Give the data below again exactly as written, without its pictures.

++++++++++

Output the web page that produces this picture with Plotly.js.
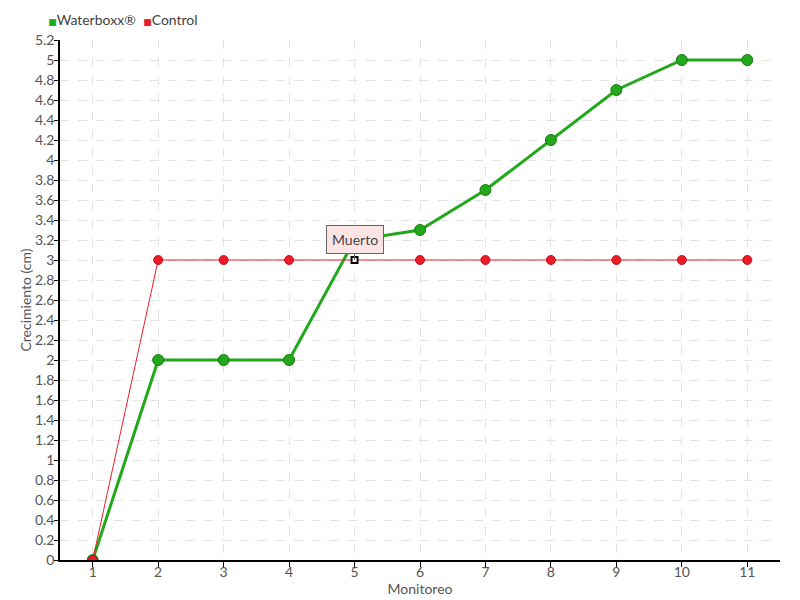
<!DOCTYPE html>
<html><head><meta charset="utf-8">
<script src="https://cdn.plot.ly/plotly-3.0.1.min.js"></script>
<style>body{margin:0;background:#fff}#chart{width:800px;height:600px}</style>
</head><body><div id="chart"></div>
<script>
const monitoreo = [1,2,3,4,5,6,7,8,9,10,11];
const waterboxx = [0,2,2,2,3.2,3.3,3.7,4.2,4.7,5,5];
const control = [0,3,3,3,3,3,3,3,3,3,3];
const deadIndex = 4;
const deadLabel = 'Muerto';
const yTicks = [0,0.2,0.4,0.6,0.8,1,1.2,1.4,1.6,1.8,2,2.2,2.4,2.6,2.8,3,3.2,3.4,3.6,3.8,4,4.2,4.4,4.6,4.8,5,5.2];
const seriesNames = ['Waterboxx®', 'Control'];
const seriesColors = ['#22a81a', '#ea1c2a'];

const FONT = 'Lato, "DejaVu Sans", sans-serif';

const ctrlSymbols = control.map((v,i)=> i===deadIndex ? 'square' : 'circle');
const ctrlColors = control.map((v,i)=> i===deadIndex ? '#ffffff' : seriesColors[1]);
const ctrlLineColors = control.map((v,i)=> i===deadIndex ? '#000000' : '#c8101c');
const ctrlSizes = control.map((v,i)=> i===deadIndex ? 6 : 9);
const ctrlLineW = control.map((v,i)=> i===deadIndex ? 2 : 1);

const legendEntry = (i) => ({
  x:[null], y:[null], mode:'markers', showlegend:true,
  name:'<span style="font-size:9px;color:' + seriesColors[i] + '">■</span>' + seriesNames[i],
  marker:{symbol:'square', color:'rgba(0,0,0,0)', size:1}
});

const traces = [
  {x: monitoreo, y: waterboxx, mode:'lines+markers', name:seriesNames[0], showlegend:false,
   line:{color:seriesColors[0], width:3},
   marker:{symbol:'circle', color:seriesColors[0], size:11, opacity:1, line:{color:'#1a7a14', width:1}}},
  {x: monitoreo, y: control, mode:'lines+markers', name:seriesNames[1], showlegend:false,
   line:{color:seriesColors[1], width:1},
   marker:{symbol:ctrlSymbols, color:ctrlColors, size:ctrlSizes, opacity:1, line:{color:ctrlLineColors, width:ctrlLineW}}},
  legendEntry(0),
  legendEntry(1)
];
const layout = {
  width:800, height:600,
  margin:{l:60, r:20, t:40, b:40, autoexpand:false},
  paper_bgcolor:'#fff', plot_bgcolor:'#fff',
  font:{family:FONT, color:'#555', size:14},
  showlegend:true,
  legend:{orientation:'h', x:-0.072, xanchor:'left', y:1.038, yanchor:'middle', font:{size:14, color:'#444', family:FONT},
          itemwidth:30, entrywidth:50, entrywidthmode:'pixels', tracegroupgap:0, bgcolor:'rgba(0,0,0,0)'},
  xaxis:{range:[0.5,11.5], tickvals:monitoreo, ticktext:monitoreo.map(String),
         showline:true, linecolor:'#000', linewidth:1.5, ticks:'outside', ticklen:5, tickcolor:'#000',
         ticklabelstandoff:-7,
         showgrid:true, gridcolor:'#e3e3e3', griddash:'dash', zeroline:false,
         title:{text:'Monitoreo', font:{size:14, color:'#555'}, standoff:2}, tickfont:{size:14, color:'#555'}},
  yaxis:{range:[0,5.2], tickvals:yTicks, ticktext:yTicks.map(String),
         showline:true, linecolor:'#000', linewidth:1.5, ticks:'outside', ticklen:4, tickcolor:'#000',
         ticklabelstandoff:-3,
         showgrid:true, gridcolor:'#e3e3e3', griddash:'dash', zeroline:false,
         title:{text:'Crecimiento (cm)', font:{size:14, color:'#555'}, standoff:0}, tickfont:{size:14, color:'#555'}},
  annotations:[{x:monitoreo[deadIndex], y:control[deadIndex], xref:'x', yref:'y', text:deadLabel,
     showarrow:true, arrowhead:0, arrowwidth:1, arrowcolor:'#666', ax:0, ay:-21,
     bgcolor:'#fde4e4', bordercolor:'#666', borderwidth:1, borderpad:5,
     font:{size:14, color:'#444', family:FONT}}]
};
Plotly.newPlot('chart', traces, layout, {displayModeBar:false});
</script></body></html>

++++++++++

THE ANSWER
Output the web page that produces this picture with Plotly.js.
<!DOCTYPE html>
<html><head><meta charset="utf-8">
<script src="https://cdn.plot.ly/plotly-3.0.1.min.js"></script>
<style>body{margin:0;background:#fff}#chart{width:800px;height:600px}</style>
</head><body><div id="chart"></div>
<script>
const monitoreo = [1,2,3,4,5,6,7,8,9,10,11];
const waterboxx = [0,2,2,2,3.2,3.3,3.7,4.2,4.7,5,5];
const control = [0,3,3,3,3,3,3,3,3,3,3];
const deadIndex = 4;
const deadLabel = 'Muerto';
const yTicks = [0,0.2,0.4,0.6,0.8,1,1.2,1.4,1.6,1.8,2,2.2,2.4,2.6,2.8,3,3.2,3.4,3.6,3.8,4,4.2,4.4,4.6,4.8,5,5.2];
const seriesNames = ['Waterboxx®', 'Control'];
const seriesColors = ['#22a81a', '#ea1c2a'];

const FONT = 'Lato, "DejaVu Sans", sans-serif';

const ctrlSymbols = control.map((v,i)=> i===deadIndex ? 'square' : 'circle');
const ctrlColors = control.map((v,i)=> i===deadIndex ? '#ffffff' : seriesColors[1]);
const ctrlLineColors = control.map((v,i)=> i===deadIndex ? '#000000' : '#c8101c');
const ctrlSizes = control.map((v,i)=> i===deadIndex ? 6 : 9);
const ctrlLineW = control.map((v,i)=> i===deadIndex ? 2 : 1);

const legendEntry = (i) => ({
  x:[null], y:[null], mode:'markers', showlegend:true,
  name:'<span style="font-size:9px;color:' + seriesColors[i] + '">■</span>' + seriesNames[i],
  marker:{symbol:'square', color:'rgba(0,0,0,0)', size:1}
});

const traces = [
  {x: monitoreo, y: waterboxx, mode:'lines+markers', name:seriesNames[0], showlegend:false,
   line:{color:seriesColors[0], width:3},
   marker:{symbol:'circle', color:seriesColors[0], size:11, opacity:1, line:{color:'#1a7a14', width:1}}},
  {x: monitoreo, y: control, mode:'lines+markers', name:seriesNames[1], showlegend:false,
   line:{color:seriesColors[1], width:1},
   marker:{symbol:ctrlSymbols, color:ctrlColors, size:ctrlSizes, opacity:1, line:{color:ctrlLineColors, width:ctrlLineW}}},
  legendEntry(0),
  legendEntry(1)
];
const layout = {
  width:800, height:600,
  margin:{l:60, r:20, t:40, b:40, autoexpand:false},
  paper_bgcolor:'#fff', plot_bgcolor:'#fff',
  font:{family:FONT, color:'#555', size:14},
  showlegend:true,
  legend:{orientation:'h', x:-0.072, xanchor:'left', y:1.038, yanchor:'middle', font:{size:14, color:'#444', family:FONT},
          itemwidth:30, entrywidth:50, entrywidthmode:'pixels', tracegroupgap:0, bgcolor:'rgba(0,0,0,0)'},
  xaxis:{range:[0.5,11.5], tickvals:monitoreo, ticktext:monitoreo.map(String),
         showline:true, linecolor:'#000', linewidth:1.5, ticks:'outside', ticklen:5, tickcolor:'#000',
         ticklabelstandoff:-7,
         showgrid:true, gridcolor:'#e3e3e3', griddash:'dash', zeroline:false,
         title:{text:'Monitoreo', font:{size:14, color:'#555'}, standoff:2}, tickfont:{size:14, color:'#555'}},
  yaxis:{range:[0,5.2], tickvals:yTicks, ticktext:yTicks.map(String),
         showline:true, linecolor:'#000', linewidth:1.5, ticks:'outside', ticklen:4, tickcolor:'#000',
         ticklabelstandoff:-3,
         showgrid:true, gridcolor:'#e3e3e3', griddash:'dash', zeroline:false,
         title:{text:'Crecimiento (cm)', font:{size:14, color:'#555'}, standoff:0}, tickfont:{size:14, color:'#555'}},
  annotations:[{x:monitoreo[deadIndex], y:control[deadIndex], xref:'x', yref:'y', text:deadLabel,
     showarrow:true, arrowhead:0, arrowwidth:1, arrowcolor:'#666', ax:0, ay:-21,
     bgcolor:'#fde4e4', bordercolor:'#666', borderwidth:1, borderpad:5,
     font:{size:14, color:'#444', family:FONT}}]
};
Plotly.newPlot('chart', traces, layout, {displayModeBar:false});
</script></body></html>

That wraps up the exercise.